• _Problem_: Begin at the first line of the data and copy each line through the one containing "var x0 = x(0), x1 = x(categories.length + 1);", that line included, with no pictures.

• _Supplied information_:
· · · · · · ·

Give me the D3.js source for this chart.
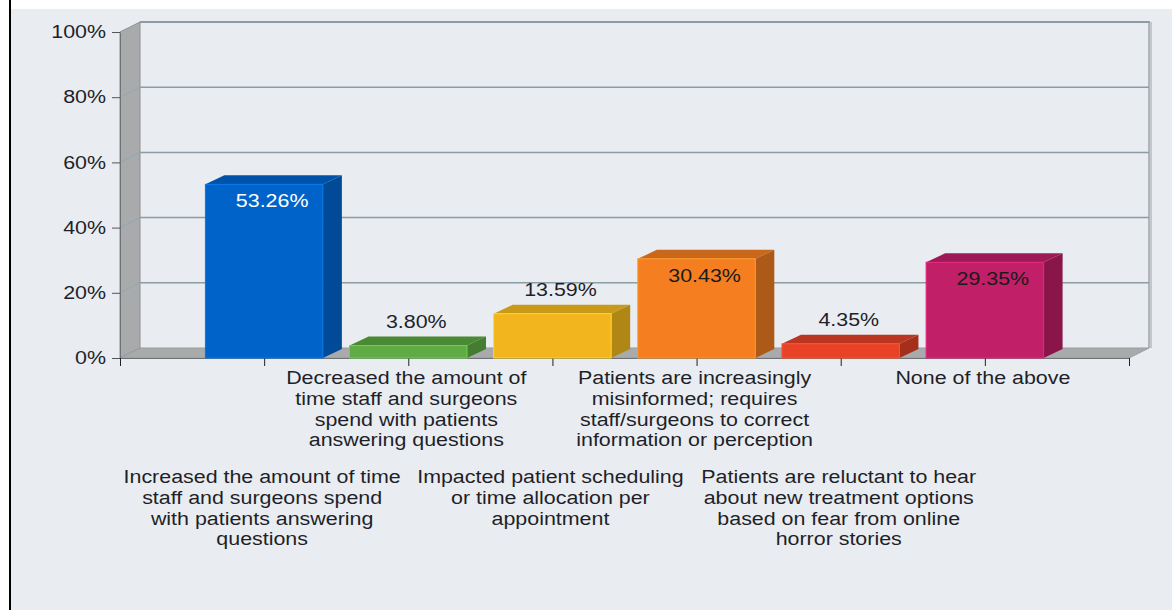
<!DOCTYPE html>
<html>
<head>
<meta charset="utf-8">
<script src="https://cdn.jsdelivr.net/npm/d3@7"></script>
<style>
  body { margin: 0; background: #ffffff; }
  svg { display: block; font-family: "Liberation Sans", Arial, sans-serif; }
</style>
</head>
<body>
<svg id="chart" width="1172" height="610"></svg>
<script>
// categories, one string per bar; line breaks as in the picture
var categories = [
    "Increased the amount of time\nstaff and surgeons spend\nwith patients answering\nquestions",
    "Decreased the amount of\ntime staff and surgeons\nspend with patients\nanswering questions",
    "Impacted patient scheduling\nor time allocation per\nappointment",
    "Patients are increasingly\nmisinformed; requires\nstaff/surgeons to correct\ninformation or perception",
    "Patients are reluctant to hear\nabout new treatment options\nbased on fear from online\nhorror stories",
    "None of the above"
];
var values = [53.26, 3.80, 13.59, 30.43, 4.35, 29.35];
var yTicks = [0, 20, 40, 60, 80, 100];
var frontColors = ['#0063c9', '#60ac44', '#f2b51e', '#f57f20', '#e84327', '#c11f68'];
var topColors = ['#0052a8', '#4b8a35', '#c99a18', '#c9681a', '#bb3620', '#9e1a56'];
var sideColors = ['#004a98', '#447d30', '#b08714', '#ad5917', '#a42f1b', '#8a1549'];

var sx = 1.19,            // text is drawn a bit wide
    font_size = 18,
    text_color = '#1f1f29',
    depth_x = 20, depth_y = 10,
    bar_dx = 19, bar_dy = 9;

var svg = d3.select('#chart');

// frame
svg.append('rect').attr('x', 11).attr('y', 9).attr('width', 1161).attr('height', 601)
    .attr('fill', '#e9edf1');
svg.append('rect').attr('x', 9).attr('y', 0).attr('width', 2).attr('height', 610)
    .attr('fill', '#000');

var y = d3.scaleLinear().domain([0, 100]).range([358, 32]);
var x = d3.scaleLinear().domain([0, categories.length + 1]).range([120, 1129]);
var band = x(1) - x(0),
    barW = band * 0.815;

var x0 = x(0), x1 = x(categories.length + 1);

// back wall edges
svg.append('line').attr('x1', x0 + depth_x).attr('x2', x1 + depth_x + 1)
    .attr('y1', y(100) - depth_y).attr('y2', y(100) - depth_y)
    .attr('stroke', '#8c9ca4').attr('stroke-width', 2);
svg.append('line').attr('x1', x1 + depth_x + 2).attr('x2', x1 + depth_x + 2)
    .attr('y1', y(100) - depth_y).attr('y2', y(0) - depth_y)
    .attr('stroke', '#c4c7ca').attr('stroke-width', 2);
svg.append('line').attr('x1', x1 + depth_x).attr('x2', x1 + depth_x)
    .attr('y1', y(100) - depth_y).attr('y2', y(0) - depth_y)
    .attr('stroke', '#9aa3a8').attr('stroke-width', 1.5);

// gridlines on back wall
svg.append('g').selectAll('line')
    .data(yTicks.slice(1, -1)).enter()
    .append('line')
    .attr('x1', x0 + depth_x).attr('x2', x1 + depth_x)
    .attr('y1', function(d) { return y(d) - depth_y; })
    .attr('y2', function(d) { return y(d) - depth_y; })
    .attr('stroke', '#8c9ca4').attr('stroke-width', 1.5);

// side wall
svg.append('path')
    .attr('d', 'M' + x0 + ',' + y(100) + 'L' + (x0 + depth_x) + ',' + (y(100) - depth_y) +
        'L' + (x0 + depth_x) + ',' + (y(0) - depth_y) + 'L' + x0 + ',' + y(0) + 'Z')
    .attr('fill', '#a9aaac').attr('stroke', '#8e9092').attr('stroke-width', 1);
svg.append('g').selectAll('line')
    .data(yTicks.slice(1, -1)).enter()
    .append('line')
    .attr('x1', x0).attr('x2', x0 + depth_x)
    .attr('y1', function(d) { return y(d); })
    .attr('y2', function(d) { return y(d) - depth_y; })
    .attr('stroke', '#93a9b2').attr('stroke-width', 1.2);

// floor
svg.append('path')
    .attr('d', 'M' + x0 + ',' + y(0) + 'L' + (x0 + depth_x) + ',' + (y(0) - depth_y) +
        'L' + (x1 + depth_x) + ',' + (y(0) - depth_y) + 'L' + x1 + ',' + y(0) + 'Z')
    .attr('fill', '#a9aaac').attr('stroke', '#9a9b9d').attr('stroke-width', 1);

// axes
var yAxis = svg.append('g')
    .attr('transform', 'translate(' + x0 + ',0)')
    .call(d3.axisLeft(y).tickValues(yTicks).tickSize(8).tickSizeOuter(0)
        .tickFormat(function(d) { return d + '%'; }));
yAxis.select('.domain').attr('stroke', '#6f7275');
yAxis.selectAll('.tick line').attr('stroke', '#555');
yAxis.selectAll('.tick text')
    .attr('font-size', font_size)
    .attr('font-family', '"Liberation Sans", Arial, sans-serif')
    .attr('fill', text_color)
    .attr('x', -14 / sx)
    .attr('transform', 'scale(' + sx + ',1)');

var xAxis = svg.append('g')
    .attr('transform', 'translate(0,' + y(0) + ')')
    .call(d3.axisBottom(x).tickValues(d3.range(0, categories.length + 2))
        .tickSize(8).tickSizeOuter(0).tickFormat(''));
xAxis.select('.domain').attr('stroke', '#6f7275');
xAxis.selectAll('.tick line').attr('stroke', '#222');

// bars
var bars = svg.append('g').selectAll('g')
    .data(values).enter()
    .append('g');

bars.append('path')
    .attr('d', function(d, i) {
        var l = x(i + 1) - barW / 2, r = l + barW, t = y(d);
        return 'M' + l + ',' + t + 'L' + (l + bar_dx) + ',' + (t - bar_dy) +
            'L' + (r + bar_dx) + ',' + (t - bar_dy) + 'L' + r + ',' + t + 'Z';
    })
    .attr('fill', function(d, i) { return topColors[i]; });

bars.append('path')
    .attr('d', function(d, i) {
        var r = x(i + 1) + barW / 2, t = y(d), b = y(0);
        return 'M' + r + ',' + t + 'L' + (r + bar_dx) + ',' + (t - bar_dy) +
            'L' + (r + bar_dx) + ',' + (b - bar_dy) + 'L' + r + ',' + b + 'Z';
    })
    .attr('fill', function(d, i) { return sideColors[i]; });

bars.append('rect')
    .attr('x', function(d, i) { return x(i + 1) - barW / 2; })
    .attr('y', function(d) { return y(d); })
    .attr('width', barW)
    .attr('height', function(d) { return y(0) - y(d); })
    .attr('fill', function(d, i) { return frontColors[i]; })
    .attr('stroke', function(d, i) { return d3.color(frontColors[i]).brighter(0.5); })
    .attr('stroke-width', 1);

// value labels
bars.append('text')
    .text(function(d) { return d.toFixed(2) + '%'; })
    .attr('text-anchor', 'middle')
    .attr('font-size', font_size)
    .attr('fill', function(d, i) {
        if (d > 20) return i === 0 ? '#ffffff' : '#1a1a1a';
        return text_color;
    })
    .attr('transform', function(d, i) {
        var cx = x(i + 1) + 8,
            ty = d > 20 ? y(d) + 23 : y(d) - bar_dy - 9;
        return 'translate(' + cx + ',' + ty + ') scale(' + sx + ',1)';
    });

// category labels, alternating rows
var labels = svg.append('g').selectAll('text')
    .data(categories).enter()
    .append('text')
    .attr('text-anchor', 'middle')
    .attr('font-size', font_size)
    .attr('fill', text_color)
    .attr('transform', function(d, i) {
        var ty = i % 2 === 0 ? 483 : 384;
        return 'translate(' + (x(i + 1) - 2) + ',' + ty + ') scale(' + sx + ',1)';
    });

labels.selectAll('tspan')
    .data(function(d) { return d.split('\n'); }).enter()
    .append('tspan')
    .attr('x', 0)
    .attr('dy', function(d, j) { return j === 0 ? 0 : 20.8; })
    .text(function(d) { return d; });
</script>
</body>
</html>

· · · · · · ·

• _Problem solution_:
Give me the D3.js source for this chart.
<!DOCTYPE html>
<html>
<head>
<meta charset="utf-8">
<script src="https://cdn.jsdelivr.net/npm/d3@7"></script>
<style>
  body { margin: 0; background: #ffffff; }
  svg { display: block; font-family: "Liberation Sans", Arial, sans-serif; }
</style>
</head>
<body>
<svg id="chart" width="1172" height="610"></svg>
<script>
// categories, one string per bar; line breaks as in the picture
var categories = [
    "Increased the amount of time\nstaff and surgeons spend\nwith patients answering\nquestions",
    "Decreased the amount of\ntime staff and surgeons\nspend with patients\nanswering questions",
    "Impacted patient scheduling\nor time allocation per\nappointment",
    "Patients are increasingly\nmisinformed; requires\nstaff/surgeons to correct\ninformation or perception",
    "Patients are reluctant to hear\nabout new treatment options\nbased on fear from online\nhorror stories",
    "None of the above"
];
var values = [53.26, 3.80, 13.59, 30.43, 4.35, 29.35];
var yTicks = [0, 20, 40, 60, 80, 100];
var frontColors = ['#0063c9', '#60ac44', '#f2b51e', '#f57f20', '#e84327', '#c11f68'];
var topColors = ['#0052a8', '#4b8a35', '#c99a18', '#c9681a', '#bb3620', '#9e1a56'];
var sideColors = ['#004a98', '#447d30', '#b08714', '#ad5917', '#a42f1b', '#8a1549'];

var sx = 1.19,            // text is drawn a bit wide
    font_size = 18,
    text_color = '#1f1f29',
    depth_x = 20, depth_y = 10,
    bar_dx = 19, bar_dy = 9;

var svg = d3.select('#chart');

// frame
svg.append('rect').attr('x', 11).attr('y', 9).attr('width', 1161).attr('height', 601)
    .attr('fill', '#e9edf1');
svg.append('rect').attr('x', 9).attr('y', 0).attr('width', 2).attr('height', 610)
    .attr('fill', '#000');

var y = d3.scaleLinear().domain([0, 100]).range([358, 32]);
var x = d3.scaleLinear().domain([0, categories.length + 1]).range([120, 1129]);
var band = x(1) - x(0),
    barW = band * 0.815;

var x0 = x(0), x1 = x(categories.length + 1);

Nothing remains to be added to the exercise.